Bush’s Final Budget Hints at Tough Decisions to Come For His Successor
President Bush’s final budget, a $3-trillion plan offered on Monday that would continue his tax cuts and sharply reduce domestic spending, has little chance of surviving in a Democratic Congress. But the problems it lays out will survive and grow, presenting tough choices for the next administration.
How, for example, will the next president rein in the cost of retirement and health programs? What will he or she do about tax increases on Americans when Bush’s tax cuts expire at the end of 2010, or when the alternative minimum tax propels millions of taxpayers into higher brackets each year?
Beyond these familiar traps, how will a Republican president pay for further promised tax cuts or a Democratic president pay for sweeping health care reform without increasing the red ink left by Bush?
“Republicans and Democrats are in complete denial on these issues,” said Robert D. Reischauer, president of the Urban Institute and former director of the Congressional Budget Office. “But were they to face up to the long-run fiscal challenges, it would be a ticket to defeat. It’s not what voters want to hear.”
The presidential campaign does not exactly reverberate with proposals for dealing with these problems.
For the Democrats, Sens. Barack Obama of Illinois and Hillary Rodham Clinton of New York would find the money by letting taxes rise for the wealthiest Americans. But that step would not raise enough money to pay for the spending programs they propose.
On the Republican side, Sen. John McCain of Arizona and former Gov. Mitt Romney of Massachusetts would cut wasteful federal spending — McCain points to “earmarks” for “pork barrel” projects — but budget experts agree that there is not enough money to be had from that course of action, either.
Bush’s budget would cut earmarks by $18 billion, an amount certain to provoke outcries in Congress but so small as to be of only symbolic importance.
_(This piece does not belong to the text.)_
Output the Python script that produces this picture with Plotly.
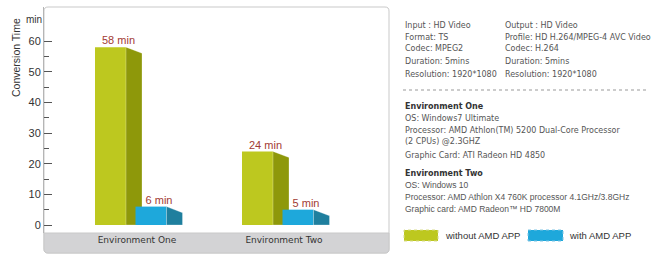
import plotly.graph_objects as go

# ---------------- data ----------------
categories = ["Environment One", "Environment Two"]
series_names = ["without AMD APP", "with AMD APP"]
without_app = [58, 24]
with_app = [6, 5]
y_ticks = [0, 10, 20, 30, 40, 50, 60]
y_minor = [5, 15, 25, 35, 45, 55]

spec_input = ["Input : HD Video", "Format: TS", "Codec: MPEG2", "Duration: 5mins", "Resolution: 1920*1080"]
spec_output = ["Output : HD Video", "Profile: HD H.264/MPEG-4 AVC Video", "Codec: H.264", "Duration: 5mins", "Resolution: 1920*1080"]
env_one = ["Environment One", "OS: Windows7 Ultimate", "Processor: AMD Athlon(TM) 5200 Dual-Core Processor",
           "(2 CPUs) @2.3GHZ", "Graphic Card: ATI Radeon HD 4850"]
env_two = ["Environment Two", "OS: Windows 10", "Processor: AMD Athlon X4 760K processor 4.1GHz/3.8GHz",
           "Graphic card: AMD Radeon™ HD 7800M"]

# ---------------- layout geometry ----------------
W, H = 660, 272
L, R, T, B = 44, 389, 7, 233          # plot area in pixels
PW, PH = R - L, B - T

def px(x):
    return (x - L) / PW

def py(y):
    return (B - y) / PH

def rounded_path(x0, y0, x1, y1, r_top, r_bot):
    """SVG path in paper coords for a pixel box (y down) with rounded corners."""
    def P(x, y):
        return f"{px(x):.5f},{py(y):.5f}"
    d = f"M {P(x0, y0 + r_top)} Q {P(x0, y0)} {P(x0 + r_top, y0)} "
    d += f"L {P(x1 - r_top, y0)} Q {P(x1, y0)} {P(x1, y0 + r_top)} "
    d += f"L {P(x1, y1 - r_bot)} Q {P(x1, y1)} {P(x1 - r_bot, y1)} "
    d += f"L {P(x0 + r_bot, y1)} Q {P(x0, y1)} {P(x0, y1 - r_bot)} Z"
    return d

GREEN, GREEN_SIDE = "#bdc81f", "#8e980a"
BLUE, BLUE_SIDE = "#1ea8db", "#1f7f9e"
LABEL_RED = "#a23b33"

UNIT = 147.0                      # px per category
FW = 31 / UNIT                    # front width
DEPTH = 16 / UNIT                 # side depth
DROP = 2.0                        # side slant (value units)
offsets = [-26.5 / UNIT, 14 / UNIT]

fig = go.Figure()

series = [(without_app, GREEN, GREEN_SIDE), (with_app, BLUE, BLUE_SIDE)]
for ci in range(len(categories)):
    for si, (vals, cf, cs) in enumerate(series):
        v = vals[ci]
        xc = ci + offsets[si]
        x0, x1 = xc - FW / 2, xc + FW / 2
        # front face
        fig.add_trace(go.Scatter(x=[x0, x1, x1, x0, x0], y=[0, 0, v, v, 0], fill="toself",
                                 fillcolor=cf, line=dict(width=0, color=cf), mode="lines",
                                 hoverinfo="skip", showlegend=False))
        # side face
        fig.add_trace(go.Scatter(x=[x1, x1 + DEPTH, x1 + DEPTH, x1, x1],
                                 y=[0, 0, v - DROP, v, 0], fill="toself",
                                 fillcolor=cs, line=dict(width=0.8, color="rgba(255,255,255,0.35)"),
                                 mode="lines", hoverinfo="skip", showlegend=False))
        # value label
        fig.add_trace(go.Scatter(x=[xc + DEPTH / 2], y=[v], mode="text", text=[f"{v} min"],
                                 textposition="top center",
                                 textfont=dict(family="Liberation Sans, Arial", size=11, color=LABEL_RED),
                                 hoverinfo="skip", showlegend=False))

shapes = []
# frame
shapes.append(dict(type="path", xref="paper", yref="paper", path=rounded_path(L, T, R, 253, 4, 4),
                   line=dict(color="#c9c9c9", width=1), fillcolor="white", layer="below"))
# gray category band
shapes.append(dict(type="path", xref="paper", yref="paper", path=rounded_path(L, B, R, 253, 0.01, 4),
                   line=dict(color="#c9c9c9", width=1), fillcolor="#d3d3d5", layer="below"))
# dotted separator
shapes.append(dict(type="line", xref="paper", yref="paper", x0=px(403), x1=px(647), y0=py(90), y1=py(90),
                   line=dict(color="#999999", width=1, dash="dot")))
# legend boxes
shapes.append(dict(type="rect", xref="paper", yref="paper", x0=px(404), x1=px(438), y0=py(241), y1=py(230),
                   line=dict(color="#d8dc8c", width=1, dash="dot"), fillcolor=GREEN))
shapes.append(dict(type="rect", xref="paper", yref="paper", x0=px(528), x1=px(563), y0=py(241), y1=py(230),
                   line=dict(color="#7cc4e4", width=1, dash="dot"), fillcolor=BLUE))

ann = []
def text(x, y, s, size=8, color="#555555", family="DejaVu Sans, Verdana", bold=False, anchor="left", angle=0):
    ann.append(dict(x=px(x), y=py(y), xref="paper", yref="paper", text=f"<b>{s}</b>" if bold else s,
                    showarrow=False, xanchor=anchor, yanchor="middle", textangle=angle,
                    font=dict(family=family, size=size, color=color)))

# axis titles
text(16, 58, "Conversion Time", size=10.5, color="#333333", family="Liberation Sans, Arial", anchor="center", angle=-90)
text(34, 20, "min", size=10, color="#333333", family="Liberation Sans, Arial", anchor="center")

# specs panel
rows = [25, 37, 49, 61, 74]
for yy, s in zip(rows, spec_input):
    text(403, yy, s)
for yy, s in zip(rows, spec_output):
    text(503, yy, s)
for i, (yy, s) in enumerate(zip([106, 118, 130, 142, 155], env_one)):
    text(403, yy, s, bold=(i == 0), color="#333333" if i == 0 else "#555555")
for i, (yy, s) in enumerate(zip([173, 185, 197, 209], env_two)):
    if i == 0:
        text(403, yy, s, bold=True, color="#333333")
    else:
        text(403, yy, s, size=8.5, family="Liberation Sans, Arial")

# legend texts
text(443, 236, series_names[0], size=9.5, color="#333333", family="Liberation Sans, Arial")
text(567, 236, series_names[1], size=9.5, color="#333333", family="Liberation Sans, Arial")

fig.update_layout(
    width=W, height=H, margin=dict(l=L, r=W - R, t=T, b=H - B),
    paper_bgcolor="white", plot_bgcolor="rgba(0,0,0,0)",
    shapes=shapes, annotations=ann,
    xaxis=dict(range=[-(137 - L) / UNIT, (R - 137) / UNIT], tickvals=list(range(len(categories))),
               ticktext=categories, showgrid=False, zeroline=False, showline=False, ticks="",
               tickfont=dict(family="DejaVu Sans, Verdana", size=9, color="#333333"), fixedrange=True),
    yaxis=dict(range=[-(B - 225) / 3.0667, (225 - T) / 3.0667], tickvals=y_ticks, ticks="inside",
               ticklen=8, tickcolor="#555555", tickwidth=1, showgrid=False, zeroline=False,
               showline=True, linecolor="#b5b5b5",
               minor=dict(tickvals=y_minor, ticks="inside", ticklen=5, tickcolor="#555555"),
               tickfont=dict(family="Liberation Sans, Arial", size=11, color="#333333")),
    showlegend=False,
)

fig.write_html("out.html")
A presidential election year, of course, is rarely a time for politicians to propose outsized, unpleasant choices. But with the economy turning downward, there is even less appetite this year to wage ideological battles.
The deficit is expected to grow to at least $400 billion, or just under 3 percent of the gross domestic product, in Bush’s final year in office, and probably more than that because of the Iraq war. That level approaches previous deficit records and is considerably higher than what Bush had projected a few months ago. The largest federal budget deficit — $413 billion, or 3.6 percent of the overall economy — came in the 2004 fiscal year.
But a large part of the shortfall results from the normal decline in federal revenues when there is an economic downturn, along with the stimulus package that leaders of both parties support.